Rearing and schooling a houseful of very strong-willed and active children, often in the midst of military separations and later, the grief of losing one of their siblings.

In the long, long journey as a writer, during the years before that first coveted contract.

Now, dealing with a husband mostly overseas, uncertainty in regards to where we might wind up living, oldest child graduating from college, oldest daughter planning a wedding, youngest child still learning how to read, and God nudging me to step forward in a handful of areas.

I can’t do this.

So many times I’ve stepped out in faith, or what I thought was faith, only to have the thing falter and fail and crumble to nothing. I don’t want my life to be a string of nothings.

At last, after many years of saying I can’t, and knowing it was truth, I stopped and asked the Lord—why did You lead me on this path if I couldn’t do it?

And He whispers to me, So you would always be reminded that you need me.

The words echo inside me. Why would I need that reminder? I already know I need Him!

But do I really? Pride is a lifelong enemy. Would I not truly become puffed with my own importance, my own capability, if I had better apparent “success” in walking this journey?

And then, the next time I’m in a crisis, I find myself saying it again.

I can’t do this.

The Lord responds, You’re right. You can’t. But—I can, through you.

In my heart of hearts, I kneel, humbled, overwhelmed that He would choose me, that He’d think I’m a fit vessel for His Spirit and His work. Oh Lord, what is mankind, that You would set Your love upon us—upon me?

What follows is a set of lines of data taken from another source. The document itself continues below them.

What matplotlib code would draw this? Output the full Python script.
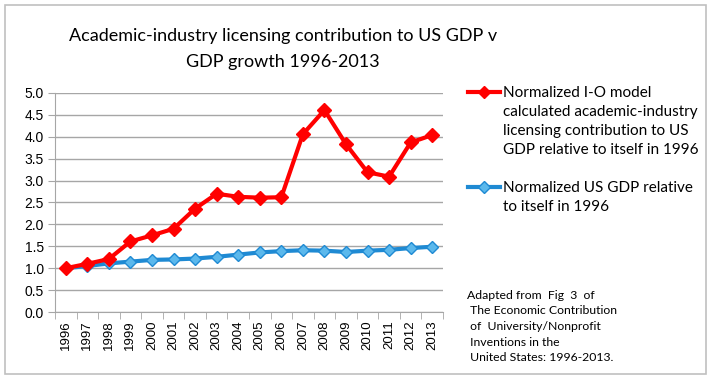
import numpy as np
import matplotlib.pyplot as plt
from matplotlib.patches import Rectangle

years = [str(y) for y in range(1996, 2014)]
licensing = [1.00, 1.10, 1.21, 1.61, 1.75, 1.90, 2.36, 2.70, 2.63, 2.61,
             2.62, 4.06, 4.61, 3.83, 3.19, 3.09, 3.87, 4.04]
gdp = [1.00, 1.05, 1.11, 1.15, 1.19, 1.20, 1.22, 1.26, 1.31, 1.36,
       1.39, 1.41, 1.40, 1.37, 1.40, 1.42, 1.46, 1.49]
yticks = np.arange(0, 5.01, 0.5)

title = "Academic-industry licensing contribution to US GDP v\nGDP growth 1996-2013"
label_red = ("Normalized I-O model\ncalculated academic-industry\n"
             "licensing contribution to US\nGDP relative to itself in 1996")
label_blue = "Normalized US GDP relative\nto itself in 1996"
note = ("Adapted from  Fig  3  of\n The Economic Contribution\n of  University/Nonprofit\n"
        " Inventions in the\n United States: 1996-2013.")

grey = "#a6a6a6"
red = "#ff0000"
blue = "#1f8ad3"
lightblue = "#5bb8ec"

fig = plt.figure(figsize=(7.11, 3.79), dpi=100)
ax = fig.add_axes([55 / 711, 1 - 312 / 379, 388 / 711, 219 / 379])

x = np.arange(len(years))
ax.plot(x, licensing, color=red, lw=3, marker="D", ms=7.5,
        markerfacecolor=red, markeredgecolor=red, zorder=4)
ax.plot(x, gdp, color=blue, lw=3, marker="D", ms=6.5,
        markerfacecolor=lightblue, markeredgecolor=blue, zorder=3)

ax.set_xlim(-0.5, len(years) - 0.5)
ax.set_ylim(0, 5)
ax.set_yticks(yticks)
ax.set_yticklabels([f"{v:.1f}" for v in yticks], fontsize=10,
                   family="Liberation Sans")
ax.set_xticks(x)
ax.set_xticklabels(years, rotation=90, fontsize=9.5, family="Liberation Sans")
ax.set_xticks(np.arange(-0.5, len(years), 1), minor=True)
ax.tick_params(axis="x", which="major", length=0, pad=6)
ax.tick_params(axis="x", which="minor", length=5, color=grey, direction="out")
ax.tick_params(axis="y", length=5, color=grey, direction="out", pad=3)
ax.grid(axis="y", color=grey, lw=1)
ax.set_axisbelow(True)
for s in ["top", "right"]:
    ax.spines[s].set_visible(False)
ax.spines["left"].set_color(grey)
ax.spines["bottom"].set_color(grey)

fig.text(0.398, 1 - 28 / 379, title, ha="center", va="top", fontsize=13,
         family="Lato", linespacing=1.75)

# legend drawn by hand
lx0, lx1, lxm = 468 / 711, 500 / 711, 484 / 711
for yy, c, fc in [(1 - 92 / 379, red, red), (1 - 187 / 379, blue, lightblue)]:
    fig.add_artist(plt.Line2D([lx0, lx1], [yy, yy], color=c, lw=3))
    fig.add_artist(plt.Line2D([lxm], [yy], color=c, marker="D", ms=6,
                              markerfacecolor=fc, markeredgecolor=c))
fig.text(503 / 711, 1 - 86 / 379, label_red, ha="left", va="top", fontsize=11,
         family="Lato", linespacing=1.45)
fig.text(503 / 711, 1 - 181 / 379, label_blue, ha="left", va="top", fontsize=11,
         family="Lato", linespacing=1.45)
fig.text(467 / 711, 1 - 290 / 379, note, ha="left", va="top", fontsize=8.8,
         family="Lato", linespacing=1.5)

fig.add_artist(Rectangle((5 / 711, 5 / 379), 701 / 711, 369 / 379,
                         transform=fig.transFigure, fill=False,
                         edgecolor="#c0c0c0", lw=1.2))

fig.savefig("out.png", dpi=100)
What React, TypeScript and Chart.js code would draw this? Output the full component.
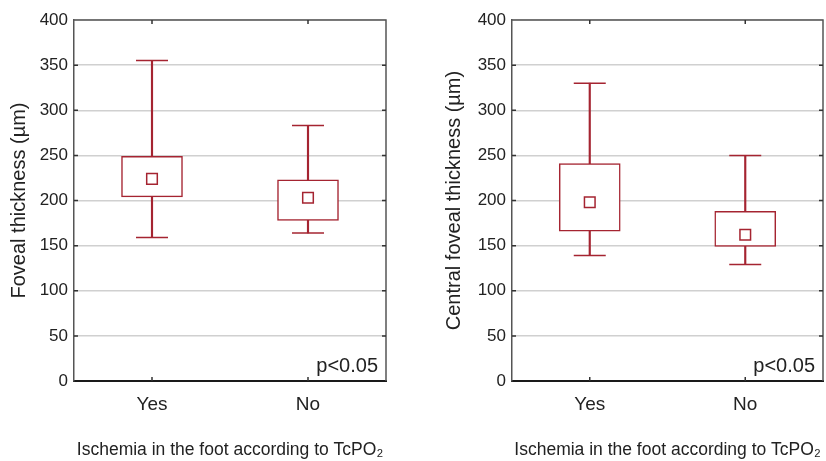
import React, { useEffect, useRef } from 'react';
import { Chart, registerables } from 'chart.js';

Chart.register(...registerables);
Chart.defaults.font.family = "'Liberation Sans', Arial, sans-serif";

// ---- data ----
const categories = ['Yes', 'No'];
const yTicks = [0, 50, 100, 150, 200, 250, 300, 350, 400];

const fovealHigh = [355, 283];
const fovealQ3 = [249, 223];
const fovealMean = [224, 203];
const fovealQ1 = [204, 178];
const fovealLow = [159, 164];

const centralHigh = [330, 250];
const centralQ3 = [241, 188];
const centralMean = [198, 162];
const centralQ1 = [166, 149];
const centralLow = [139, 129];

const yTitleLeft = 'Foveal thickness (µm)';
const yTitleRight = 'Central foveal thickness (µm)';
const xTitle = 'Ischemia in the foot according to TcPO₂';
const pValue = 'p<0.05';

const RED = '#a52431';
const TEXT = '#222';

const framePlugin = {
  id: 'frame',
  afterDraw(chart: any) {
    const { ctx, chartArea } = chart;
    const { left, right, top, bottom } = chartArea;
    ctx.save();
    ctx.strokeStyle = '#555';
    ctx.lineWidth = 1.5;
    ctx.beginPath();
    ctx.moveTo(left, top);
    ctx.lineTo(right, top);
    ctx.lineTo(right, bottom);
    ctx.stroke();
    // tick marks
    ctx.strokeStyle = '#333';
    ctx.lineWidth = 1.5;
    const ys = chart.scales.y;
    ys.ticks.forEach((t: any) => {
      if (t.value <= ys.min || t.value >= ys.max) return;
      const py = ys.getPixelForValue(t.value);
      ctx.beginPath();
      ctx.moveTo(left, py);
      ctx.lineTo(left + 4, py);
      ctx.moveTo(right - 4, py);
      ctx.lineTo(right, py);
      ctx.stroke();
    });
    const xs = chart.scales.x;
    categories.forEach((_, i) => {
      const px = xs.getPixelForValue(i);
      ctx.beginPath();
      ctx.moveTo(px, top);
      ctx.lineTo(px, top + 4);
      ctx.moveTo(px, bottom - 4);
      ctx.lineTo(px, bottom);
      ctx.stroke();
    });
    // p-value
    ctx.fillStyle = TEXT;
    ctx.font = "20px 'Liberation Sans', Arial, sans-serif";
    ctx.textAlign = 'right';
    ctx.textBaseline = 'middle';
    ctx.fillText(pValue, right - 8, bottom - 15);
    ctx.restore();
  },
};

type PanelProps = {
  high: number[];
  q3: number[];
  mean: number[];
  q1: number[];
  low: number[];
  yTitle: string;
  yWidth: number;
  yTitlePad: number;
  padRight: number;
  left: number;
};

function Panel(p: PanelProps) {
  const ref = useRef<HTMLCanvasElement>(null);
  useEffect(() => {
    if (!ref.current) return;
    const chart = new Chart(ref.current, {
      type: 'bar',
      data: {
        labels: categories,
        datasets: [
          {
            type: 'line',
            label: 'mean',
            data: p.mean,
            showLine: false,
            pointStyle: 'rect',
            pointRadius: 7.5,
            pointBorderWidth: 1.5,
            pointBorderColor: RED,
            pointBackgroundColor: '#fff',
            order: 0,
          } as any,
          {
            type: 'bar',
            label: 'box',
            data: p.q1.map((v, i) => [v, p.q3[i]]),
            backgroundColor: '#fff',
            borderColor: RED,
            borderWidth: 1.5,
            borderSkipped: false,
            barThickness: 61,
            grouped: false,
            order: 1,
          } as any,
          {
            type: 'line',
            label: 'capHigh',
            data: p.high,
            showLine: false,
            pointStyle: 'line',
            pointRadius: 16,
            pointBorderWidth: 1.5,
            pointBorderColor: RED,
            order: 2,
          } as any,
          {
            type: 'line',
            label: 'capLow',
            data: p.low,
            showLine: false,
            pointStyle: 'line',
            pointRadius: 16,
            pointBorderWidth: 1.5,
            pointBorderColor: RED,
            order: 2,
          } as any,
          {
            type: 'bar',
            label: 'whisker',
            data: p.low.map((v, i) => [v, p.high[i]]),
            backgroundColor: RED,
            borderWidth: 0,
            barThickness: 1.5,
            grouped: false,
            order: 3,
          } as any,
        ],
      },
      options: {
        responsive: false,
        maintainAspectRatio: false,
        animation: false,
        events: [],
        layout: {
          autoPadding: false,
          padding: { left: 0, right: p.padRight, top: 20, bottom: 0 },
        },
        plugins: { legend: { display: false }, tooltip: { enabled: false } },
        scales: {
          x: {
            type: 'category',
            offset: true,
            grid: { display: false, drawTicks: false },
            border: { display: true, color: '#1a1a1a', width: 2 },
            ticks: { font: { size: 19 }, color: TEXT, padding: 12 },
            title: {
              display: true,
              text: xTitle,
              font: { size: 17.5 },
              color: TEXT,
              padding: { top: 0, bottom: 0 },
            },
            afterFit: (s: any) => {
              s.height = 80;
              s.paddingLeft = 0;
              s.paddingRight = 0;
            },
          },
          y: {
            min: 0,
            max: 400,
            afterBuildTicks: (s: any) => {
              s.ticks = yTicks.map((v) => ({ value: v }));
            },
            grid: { color: '#d0d0d0', lineWidth: 1.5, drawTicks: false },
            border: { color: '#555', width: 1.5 },
            ticks: { font: { size: 17 }, color: TEXT, padding: 6 },
            title: {
              display: true,
              text: p.yTitle,
              font: { size: 20 },
              color: TEXT,
              padding: { top: p.yTitlePad, bottom: 0 },
            },
            afterFit: (s: any) => {
              s.width = p.yWidth;
            },
          },
        },
      } as any,
      plugins: [framePlugin],
    });
    return () => chart.destroy();
  }, []);
  return (
    <canvas
      ref={ref}
      width={413}
      height={461}
      style={{ position: 'absolute', left: p.left, top: 0, width: 413, height: 461 }}
    />
  );
}

export default function App() {
  return (
    <div style={{ position: 'absolute', left: 0, top: 0, width: 826, height: 461, background: '#fff' }}>
      <Panel
        high={fovealHigh}
        q3={fovealQ3}
        mean={fovealMean}
        q1={fovealQ1}
        low={fovealLow}
        yTitle={yTitleLeft}
        yWidth={74}
        yTitlePad={7}
        padRight={27}
        left={0}
      />
      <Panel
        high={centralHigh}
        q3={centralQ3}
        mean={centralMean}
        q1={centralQ1}
        low={centralLow}
        yTitle={yTitleRight}
        yWidth={99}
        yTitlePad={29}
        padRight={3}
        left={413}
      />
    </div>
  );
}
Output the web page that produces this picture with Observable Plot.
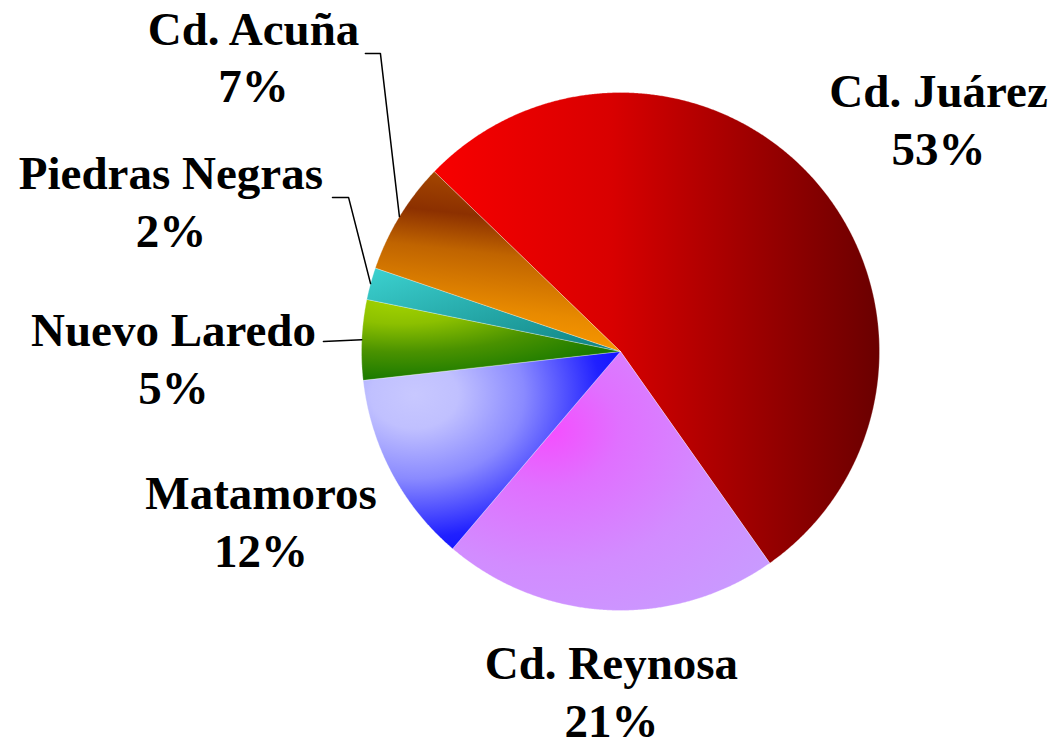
<!DOCTYPE html>
<html><head><meta charset="utf-8">
<script src="https://cdn.jsdelivr.net/npm/d3@7"></script>
<script src="https://cdn.jsdelivr.net/npm/@observablehq/plot@0.6"></script>
<style>html,body{margin:0;padding:0;background:#fff;overflow:hidden}</style>
</head><body><div id="chart"></div>
<script>
// ---- data ----
const cities = ["Cd. Juárez", "Cd. Reynosa", "Matamoros", "Nuevo Laredo", "Piedras Negras", "Cd. Acuña"];
const shares = [53, 21, 12, 5, 2, 7];
const shareLabels = ["53%", "21%", "12%", "5%", "2%", "7%"];

// ---- layout (pie-radius units, centre = 0,0) ----
const W = 1054, H = 741, CX = 620, CY = 351, R = 259;
const firstSliceDeg = -46;
const labelAt = [[1.228, 0.905], [-0.035, -1.305], [-1.388, -0.648], [-1.726, -0.019], [-1.736, 0.587], [-1.417, 1.145]];
// leader: [startX, startY, elbowX] or null
const leaders = [null, null, null, [-1.147, 0.039, -1.147], [-1.112, 0.595, -1.050], [-0.985, 1.151, -0.927]];

// ---- gradients (one per slice, bounding-box units) ----
const gradients = [
  {type: "linear", x1: 0, y1: 0, x2: 1, y2: 0, stops: [[0, "#f80000"], [0.4, "#d80000"], [0.7, "#a00000"], [1, "#6a0000"]]},
  {type: "radial", cx: 0.3, cy: 0.3, r: 0.9, stops: [[0, "#f54dff"], [0.25, "#e070ff"], [0.6, "#d28cff"], [1, "#c89cff"]]},
  {type: "radial", cx: 0.2, cy: 0.22, r: 0.85, stops: [[0, "#c8c8ff"], [0.2, "#c0c0ff"], [0.5, "#8a8aff"], [0.85, "#2020ff"], [1, "#1010ff"]]},
  {type: "radial", cx: 0.15, cy: 0, r: 1, stops: [[0, "#a4d400"], [0.3, "#8cc000"], [0.65, "#4a9200"], [1, "#1a7a00"]]},
  {type: "linear", x1: 0, y1: 0, x2: 1, y2: 1, stops: [[0, "#3cd2d0"], [0.4, "#2ab0b0"], [1, "#0e8080"]]},
  {type: "linear", x1: 0.5, y1: 0, x2: 0.35, y2: 1, stops: [[0, "#a84a00"], [0.25, "#8c3000"], [0.45, "#c06400"], [0.75, "#e88a00"], [1, "#ff9c00"]]}
];

// ---- build geometry from data ----
const start = firstSliceDeg * Math.PI / 180;
const arcs = d3.pie().sort(null).startAngle(start).endAngle(start + 2 * Math.PI)(shares);
const slicePolys = arcs.map((a, i) => {
  const pts = [{x: 0, y: 0}];
  const n = Math.max(8, Math.ceil((a.endAngle - a.startAngle) / 0.005));
  for (let k = 0; k <= n; k++) {
    const t = a.startAngle + (a.endAngle - a.startAngle) * k / n;
    pts.push({x: Math.sin(t), y: Math.cos(t)});
  }
  pts.push({x: 0, y: 0});
  return pts;
});

const labelRows = cities.map((c, i) => ({x: labelAt[i][0], y: labelAt[i][1], text: c + "\n" + shareLabels[i]}));

const leaderPts = [];
arcs.forEach((a, i) => {
  const L = leaders[i];
  if (!L) return;
  const mid = (a.startAngle + a.endAngle) / 2;
  leaderPts.push({id: i, x: L[0], y: L[1]});
  leaderPts.push({id: i, x: L[2], y: L[1]});
  leaderPts.push({id: i, x: Math.sin(mid), y: Math.cos(mid)});
});

const chart = Plot.plot({
  width: W, height: H,
  margin: 0,
  x: {domain: [(0 - CX) / R, (W - CX) / R], axis: null},
  y: {domain: [(CY - H) / R, CY / R], axis: null},
  marks: [
    ...slicePolys.map((pts, i) => Plot.line(pts, {
      x: "x", y: "y", fill: `url(#slice-grad-${i})`, stroke: "white", strokeWidth: 0.6, strokeOpacity: 0.5
    })),
    Plot.line(leaderPts, {x: "x", y: "y", z: "id", stroke: "black", strokeWidth: 1.5}),
    Plot.text(labelRows, {
      x: "x", y: "y", text: "text", fontSize: 47, fontWeight: "bold",
      fontFamily: "'Liberation Serif', 'Times New Roman', serif",
      lineHeight: 1.234, textAnchor: "middle", fill: "black"
    })
  ]
});

const defs = d3.select(chart).insert("defs", ":first-child");
gradients.forEach((g, i) => {
  let el;
  if (g.type === "linear") {
    el = defs.append("linearGradient").attr("x1", g.x1).attr("y1", g.y1).attr("x2", g.x2).attr("y2", g.y2);
  } else {
    el = defs.append("radialGradient").attr("cx", g.cx).attr("cy", g.cy).attr("r", g.r).attr("fx", g.cx).attr("fy", g.cy);
  }
  el.attr("id", `slice-grad-${i}`);
  g.stops.forEach(([o, c]) => el.append("stop").attr("offset", o).attr("stop-color", c));
});

document.getElementById("chart").appendChild(chart);
</script>
</body></html>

And then comes the process of surrender—because for a stone-cold will like mine, it always seems to mean breaking, and crushing, and being chiseled into something I don’t even recognize, before I can finally accept that He is God, and He’s good, and His plan is so far beyond anything I could imagine, let alone see as the thing of wonder He intends it to be.

In the process, I learn that I myself am meant to be a thing of wonder as well. “You must be so strong,” someone said to me just the other day.

No. Oh, no. I lost count of the times I’ve said “I can’t.” But I’m also learning that He can. The Spirit that raised Jesus from the dead can take a soul once drowning in despair and bitterness and raise it, too, to life.

And then ... I can.

From Psalm 18, NKJV:

28 For You will light my lamp;
The Lord my God will enlighten my darkness.
29 For by You I can run against a troop,
By my God I can leap over a wall.
30 As for God, His way is perfect;
The word of the Lord is proven;
He is a shield to all who trust in Him.
31 For who is God, except the Lord?
And who is a rock, except our God?
32 It is God who arms me with strength,
And makes my way perfect.

(This post appeared February 3, 2013, as my first devotional here at The Borrowed Book.)